Но в книге и намека нет на его отход от партии. Ответ нашелся в переписке Островского, опубликованной в третьем томе сочинений. В письме главному редактору издательства «Молодой большевик» К. Д. Трофимову Николай Островский писал:
«…в этом третьем издании по моему желанию выброшен эпизод, где Павка попадает в рабочую оппозицию (начало первой главы второй части).
Исправления и добавления там небольшие, но очень важные политически. Например: зачеркнуть Павла в рабочей оппозиции и в соответствии с этим зачеркнуть строки в последующих страницах, которые об этом так или иначе напоминают. Сделал я это потому, что образ молодого революционера нашей эпохи должен быть безупречен, и незачем Павке путаться в оппозиции. Тем более что здесь я не грешу против правды».
Действительно ли не грешил? Я взял рукопись и стал читать страницу за страницей. Я открывал для себя новые, никогда не публиковавшиеся страницы и в них нового Павку Корчагина и нового Николая Островского. Нет, любимый мною в школьные годы Павка не был безупречной монолитной глыбой с самого рождения. Он закалялся не только в борьбе с петлюровцами и кулаками – в жестокой борьбе с самим собой. Вот как об этом рассказано в рукописи восьмой главы первой части книги.
«В железнодорожном райкоме комсомола появился новый секретарь Жаркий. Павел встретился с ним в отсека и первое, что бросилось в глаза – это орден. Чувсто встречи Павел не смог сразу освоить, но где-то в глубине самого себя всё же колыхнулась ревность. Жаркий герой Красной Армии, тот самый Иван, который там, под Уманью, сразу начал борьбу за первенство в отваге и исполнении боевых заданий. Теперь Жаркий секретарь райкома, его непосредственное "начальство".
Жаркий встретил Павла дружески, как старого приятеля, и Корчагин, устыдясь своего мимолётного чувства, крепко с ним поздоровался.

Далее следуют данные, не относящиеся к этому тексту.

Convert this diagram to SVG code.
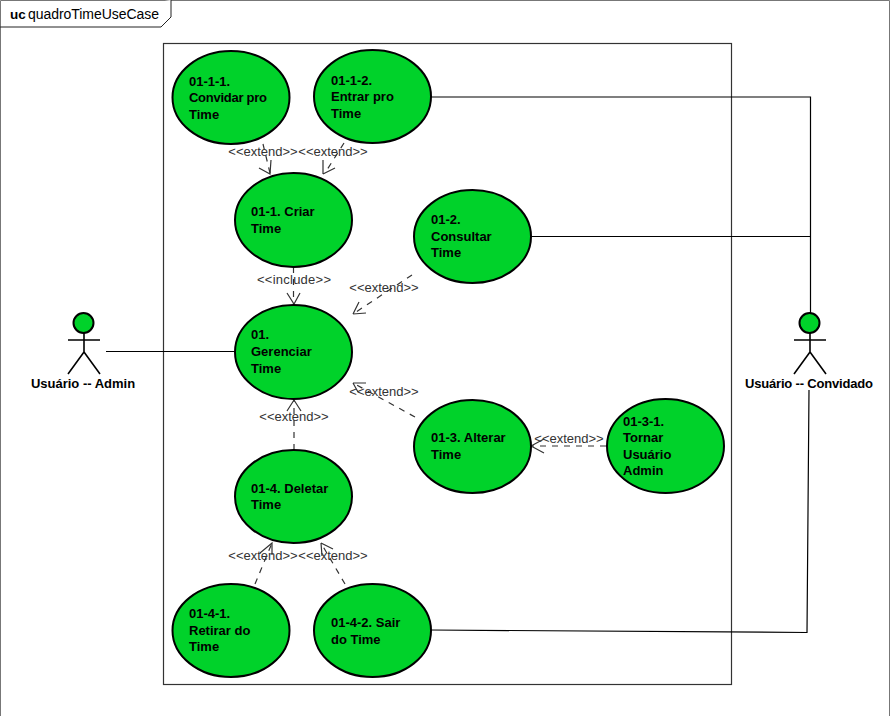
<svg xmlns="http://www.w3.org/2000/svg" width="890" height="716" viewBox="0 0 890 716">
<style>
text{font-family:"Liberation Sans",Arial,sans-serif;font-size:13px}
.n text,.a text{font-weight:bold;fill:#000}
.n ellipse{fill:#00d22a;stroke:#000;stroke-width:2}
.a circle{fill:#00d22a;stroke:#000;stroke-width:2}
.a path{fill:none;stroke:#000;stroke-width:1.6}
.s{fill:none;stroke:#000;stroke-width:1.2}
.d{fill:none;stroke:#333;stroke-width:1.2;stroke-dasharray:6 6}
.h{fill:none;stroke:#333;stroke-width:1.2}
.l{fill:#333;text-anchor:middle}
</style>
<rect width="890" height="716" fill="#fff"/>
<g id="frame">
<path d="M.5 716V.5H889.5V716" fill="none" stroke="#777" stroke-width="1"/>
<path d="M0 27H161L171 17V0" fill="#fff" stroke="#222" stroke-width="1"/>
<text x="10" y="19" style="font-size:13.500px" font-weight="bold">uc</text>
<text x="28" y="19" style="font-size:14px" textLength="131">quadroTimeUseCase</text>
</g>
<rect id="boundary" x="163.500" y="43.500" width="568" height="641" fill="#fff" stroke="#333" stroke-width="1.200"/>
<g id="connectors">
<path class="s" d="M431 97H810.500V313M532 236.500H810.500M106 351.500H235M809 390L807 632.500L431 630"/>
<path class="d" d="M263 144L270 173M344 143L325 173M293.500 267V304M412 275L353 314M415 417L353 383M606 446H532M294 450V400M255 584L272 543M345 584L321 543"/>
<path class="h" d="M259 168L270 174L271 160M323 174L335 168M323 174L323 160M287 293L294 304L300 293M353 314L359 302M353 314L366 313M353 383L366 383M353 383L358 392M531 446L544 439M531 446L544 453M287 411L294 400L301 411M260 553L272 543L272 555M321 543L333 549M321 543L322 556"/>
<text class="l" x="263" y="156">&lt;&lt;extend&gt;&gt;</text>
<text class="l" x="333" y="156">&lt;&lt;extend&gt;&gt;</text>
<text class="l" x="294" y="284" textLength="74">&lt;&lt;include&gt;&gt;</text>
<text class="l" x="384" y="292">&lt;&lt;extend&gt;&gt;</text>
<text class="l" x="384" y="396">&lt;&lt;extend&gt;&gt;</text>
<text class="l" x="294" y="421">&lt;&lt;extend&gt;&gt;</text>
<text class="l" x="569" y="443">&lt;&lt;extend&gt;&gt;</text>
<text class="l" x="263" y="560">&lt;&lt;extend&gt;&gt;</text>
<text class="l" x="333" y="560">&lt;&lt;extend&gt;&gt;</text>
</g>
<g id="uc-01-1-1" class="n"><ellipse cx="231" cy="97.500" rx="58.500" ry="46.500"/><text x="189" y="86">01-1-1.</text><text x="189" y="102" textLength="78">Convidar pro</text><text x="189" y="119">Time</text></g>
<g id="uc-01-1-2" class="n"><ellipse cx="372.500" cy="96.500" rx="58.500" ry="46.500"/><text x="331" y="85">01-1-2.</text><text x="331" y="101">Entrar pro</text><text x="331" y="118">Time</text></g>
<g id="uc-01-1" class="n"><ellipse cx="293.500" cy="220" rx="58.500" ry="47"/><text x="251" y="216">01-1. Criar</text><text x="251" y="233">Time</text></g>
<g id="uc-01-2" class="n"><ellipse cx="472.500" cy="236.500" rx="58.500" ry="46.500"/><text x="431" y="224">01-2.</text><text x="431" y="241">Consultar</text><text x="431" y="257">Time</text></g>
<g id="uc-01" class="n"><ellipse cx="293.500" cy="352" rx="58.500" ry="47"/><text x="251" y="339">01.</text><text x="251" y="356">Gerenciar</text><text x="251" y="373">Time</text></g>
<g id="uc-01-3" class="n"><ellipse cx="472.500" cy="446.500" rx="58.500" ry="46.500"/><text x="431" y="442">01-3. Alterar</text><text x="431" y="459">Time</text></g>
<g id="uc-01-3-1" class="n"><ellipse cx="665.500" cy="446" rx="58.500" ry="47"/><text x="623" y="426">01-3-1.</text><text x="623" y="442">Tornar</text><text x="623" y="459">Usuário</text><text x="623" y="475">Admin</text></g>
<g id="uc-01-4" class="n"><ellipse cx="293.500" cy="496.500" rx="58.500" ry="46.500"/><text x="251" y="493">01-4. Deletar</text><text x="251" y="509">Time</text></g>
<g id="uc-01-4-1" class="n"><ellipse cx="231" cy="630.500" rx="58.500" ry="46.500"/><text x="189" y="618">01-4-1.</text><text x="189" y="635">Retirar do</text><text x="189" y="651">Time</text></g>
<g id="uc-01-4-2" class="n"><ellipse cx="372.500" cy="630.500" rx="58.500" ry="46.500"/><text x="331" y="627">01-4-2. Sair</text><text x="331" y="644">do Time</text></g>
<g id="actor-admin" class="a"><circle cx="83.500" cy="323" r="10"/><path d="M68 340H100M84 333V352M84 352L68 374M84 352L100 374"/><text x="83" y="388" text-anchor="middle">Usuário -- Admin</text></g>
<g id="actor-convidado" class="a"><circle cx="809.500" cy="323" r="10"/><path d="M794 340H826M810 333V352M810 352L794 374M810 352L826 374"/><text x="745" y="388" textLength="128">Usuário -- Convidado</text></g>
</svg>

Работали споро и слыли друзьями. На губернской конференции от железнодорожного райкома вошли в состав губкома комсомола двое: Павел и Жаркий. Корчагин добыл у администрации небольшую комнату; поселились в ней коммуной: Жаркий, Павел, Старовой – агитпроп коллектива и Званин – член бюро коллектива. Дни проходили в работе; лишь поздно ночью друзья возвращались домой.